Review Summary: Ultra Beatdown is the reason this type of music should not take itself too seriously.14 of 15 thought this review was well written
Let me clarify by saying that yes, the instrumentation on this album is fantastic. The notes are all blazing fast, and realistically, only the greatest shredders would be able to pull off most of the acrobatics on display here. However, Dragonforce’s greatest strength is also its greatest of innumerable weaknesses.
To begin, I’m just curious who thought naming an album Ultra Beatdown was a legitimately good idea. Such a title essentially forces anybody to admit that what it is they are about to listen should not, under any circumstances, be taken seriously. Although I do have to admit that for someone who has never heard Dragonforce before, the sort of music you would expect to hear with such a title is exactly what you get. You know, assuming the band name didn’t already give that away.
That sound that has been so perfectly foreshadowed essentially sounds the result of several college frat boys gathered together in a room, two of whom are decided it would be fun to masturbate with guitar strings, while another watches, shrieking gratingly about his fantasy exploits, with a bassist sitting morosely in the corner doing absolutely nothing, watching his friends sit around and enjoy themselves in their divergent ways.
Of course, this hour long masturbating session is showered with praise by anyone who discovered the band through Guitar Hero 3, or, as it is commonly called, the entire fan base. Anybody who claims to be able to listen to Through the Fire and Flames endlessly on repeat has an instant classic in Ultra Beatdown, considering it is that very same song, reprised eight different times. I feel it is here I must admit that, while I have never been able to take Herman Li, Sam Totman, and the other basically non-essential band members used to support those two’s vision of endless guitar wank, seriously, I did enjoy Through the Fire and Flames, because it doesn’t sound as if the band was taking themselves too seriously, either. All that has changed here, however.
Perhaps the praise bestowed upon guitar flurries so fast that one note is indecipherable from the next has gone to their collective heads. I’m not entirely sure of the reason, but the tongue-in-cheek pretension that made Inhuman Rampage and Valley of the Damned at least an occasionally entertaining, if not incredibly rewarding listen, has been replaced by honest pretension. I can’t escape the feeling that Dragonforce thinks that this glorified atonal mass that essentially sounds like the soundtrack of an old 8-bit game with higher production values, is serious music. I enjoy a good wholesome game of Frogger as much as the next guy, but not even teenagers nostalgic for a time period they never lived in would be interested in listening to those endless electronic bleeps and bloops for a full hour, unless I feel the artist involved is doing this as some well intentioned prank. Although, I guess I must be wrong in such a generalization, because this band has made a career of taking the soundtracks from old 80s games, hopping the tempos up on some ecstasy, and then shredding them within a wood chipper, Fargo style.

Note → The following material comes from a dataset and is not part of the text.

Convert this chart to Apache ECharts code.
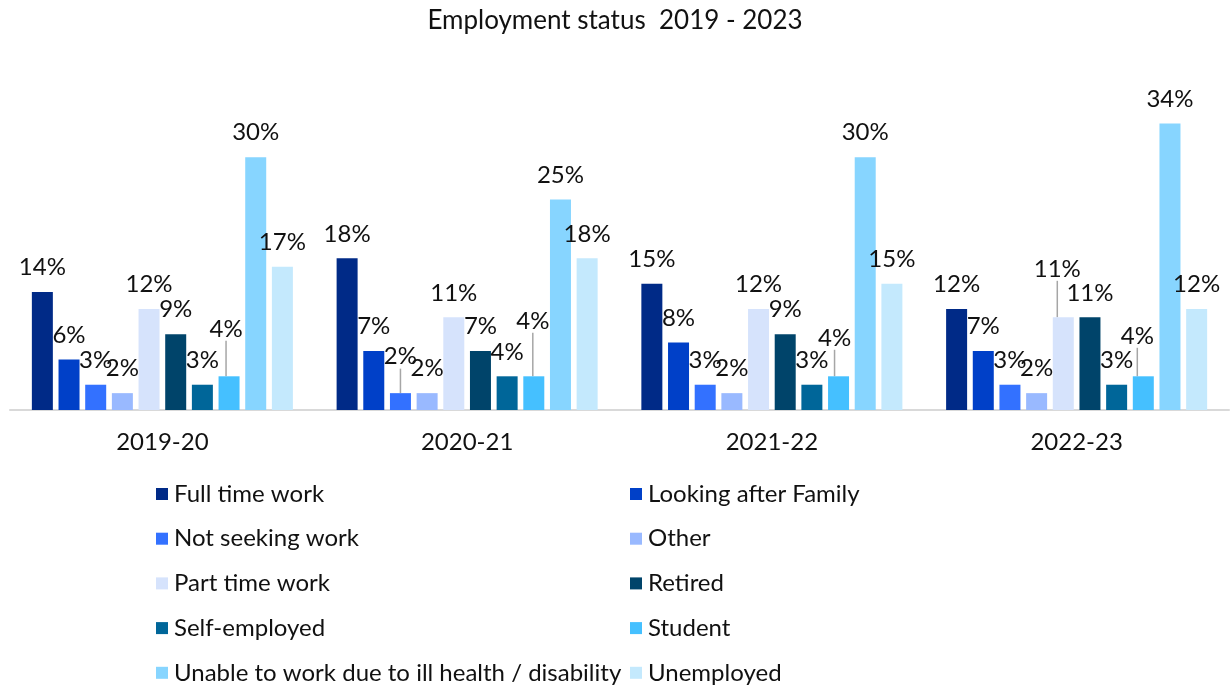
<!DOCTYPE html>
<html>
<head>
<meta charset="utf-8">
<title>Employment status 2019 - 2023</title>
<script src="https://cdn.jsdelivr.net/npm/echarts@6/dist/echarts.min.js"></script>
<style>
  html, body { margin: 0; padding: 0; background: #ffffff; }
  #chart { width: 1230px; height: 688px; }
</style>
</head>
<body>
<div id="chart"></div>
<script>
// Survey years
const categories = ['2019-20', '2020-21', '2021-22', '2022-23'];

// Share of respondents by employment status (%)
const fullTimeWork       = [14, 18, 15, 12];
const lookingAfterFamily = [6, 7, 8, 7];
const notSeekingWork     = [3, 2, 3, 3];
const other              = [2, 2, 2, 2];
const partTimeWork       = [12, 11, 12, 11];
const retired            = [9, 7, 9, 11];
const selfEmployed       = [3, 4, 3, 3];
const student            = [4, 4, 4, 4];
const unableToWork       = [30, 25, 30, 34];
const unemployed         = [17, 18, 15, 12];

const seriesNames = [
  'Full time work', 'Looking after Family', 'Not seeking work', 'Other',
  'Part time work', 'Retired', 'Self-employed', 'Student',
  'Unable to work due to ill health / disability', 'Unemployed'
];
const seriesValues = [
  fullTimeWork, lookingAfterFamily, notSeekingWork, other, partTimeWork,
  retired, selfEmployed, student, unableToWork, unemployed
];
const seriesColors = [
  '#002a87', '#0040c8', '#3371ff', '#99b9ff', '#d6e3fc',
  '#00446a', '#006699', '#45c0ff', '#87d5ff', '#c4e9fd'
];

// Labels pulled away from their bars, drawn with a leader line: [dx, dy]
const leaderMoves = {
  2: { 1: [0, -12] },
  4: { 3: [-6, -24] },
  7: { 0: [-3, -23], 1: [-1, -31], 2: [-4, -14], 3: [-6, -16] }
};
// Labels nudged slightly without a leader line: [dx, dy]
const labelNudges = {
  3: { 0: [2, 5], 3: [2, 14] }
};

const FONT = 'Lato, "Noto Sans", sans-serif';
const TEXT = '#111111';

const series = seriesNames.map((name, si) => ({
  name: name,
  type: 'bar',
  barWidth: 21,
  barGap: '27%',
  itemStyle: { color: seriesColors[si] },
  data: seriesValues[si].map((v, di) => {
    const nudge = labelNudges[si] && labelNudges[si][di];
    const lead = leaderMoves[si] && leaderMoves[si][di];
    if (nudge) return { value: v, label: { offset: nudge } };
    if (lead) return { value: v, labelLine: { show: true } };
    return v;
  }),
  label: {
    show: true,
    position: 'top',
    distance: 12.5,
    formatter: p => p.value + '%',
    fontFamily: FONT,
    fontSize: 24,
    color: TEXT
  },
  labelLine: {
    show: false,
    lineStyle: { color: '#a6a6a6', width: 1.5 }
  },
  labelLayout: params => {
    const m = leaderMoves[si] && leaderMoves[si][params.dataIndex];
    return m ? { dx: m[0], dy: m[1] } : {};
  }
}));

const leftNames = seriesNames.filter((_, i) => i % 2 === 0);
const rightNames = seriesNames.filter((_, i) => i % 2 === 1);

function legendColumn(names, left) {
  return {
    data: names,
    orient: 'vertical',
    left: left,
    top: 482,
    padding: 0,
    itemWidth: 12,
    itemHeight: 12,
    itemGap: 20.7,
    icon: 'rect',
    selectedMode: false,
    textStyle: {
      fontFamily: FONT,
      fontSize: 24,
      lineHeight: 24,
      color: TEXT,
      padding: [0, 0, 0, 1]
    }
  };
}

const chart = echarts.init(document.getElementById('chart'), null, { renderer: 'canvas' });
chart.setOption({
  animation: false,
  backgroundColor: '#ffffff',
  title: {
    text: 'Employment status  2019 - 2023',
    left: 'center',
    top: 8,
    padding: 0,
    textStyle: {
      fontFamily: FONT,
      fontSize: 26,
      fontWeight: 'normal',
      color: TEXT
    }
  },
  legend: [legendColumn(leftNames, 156), legendColumn(rightNames, 630)],
  grid: { left: 10, right: 1, top: 73, bottom: 278, containLabel: false },
  xAxis: {
    type: 'category',
    data: categories,
    axisTick: { show: false },
    axisLine: { show: true, lineStyle: { color: '#d9d9d9', width: 2 } },
    axisLabel: {
      margin: 20,
      fontFamily: FONT,
      fontSize: 24,
      color: TEXT
    }
  },
  yAxis: {
    type: 'value',
    min: 0,
    max: 40,
    show: false,
    splitLine: { show: false }
  },
  series: series
});
</script>
</body>
</html>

Finally, the lyrics are absolutely awful. I understand, the words to a song are by far the least important aspect, and there have been an impossibly many bands who write awful lyrics that I whole-heartedly adore. However, when these fantasy lyrics arrive, it is Ultra Beatdown’s final nail in the coffin. I have nothing against fantasy lyricism, I’ll say that right off the bat. I consider Nightfall in Middle Earth, from the fabulous Blind Guardian to be a staple of the power metal genre. But needless to say, there is a fairly sizable gap between Tolkien themed lore, and the meaningless doodles of a fifth grader who should be paying greater attention to his phonics teacher. As is likely obvious, this band tends towards the latter. I only mention this because after the malicious attack of a pair of musically disinclined chainsaws, the lyrics are the last refuge in which it is possible to find perhaps some small redeeming value. Unfortunately, no such luck.
In conclusion, I understand many people who have never been instructed in anything even resembling musical theory may enjoy this, and I respect them and their opinions. So, to sate their desires until yet another Dragonforce release, I would like to take this opportunity to announce the distribution of my new album: a series of tracks involving high powered automatic drills boring through the skulls of assorted small, furry animals.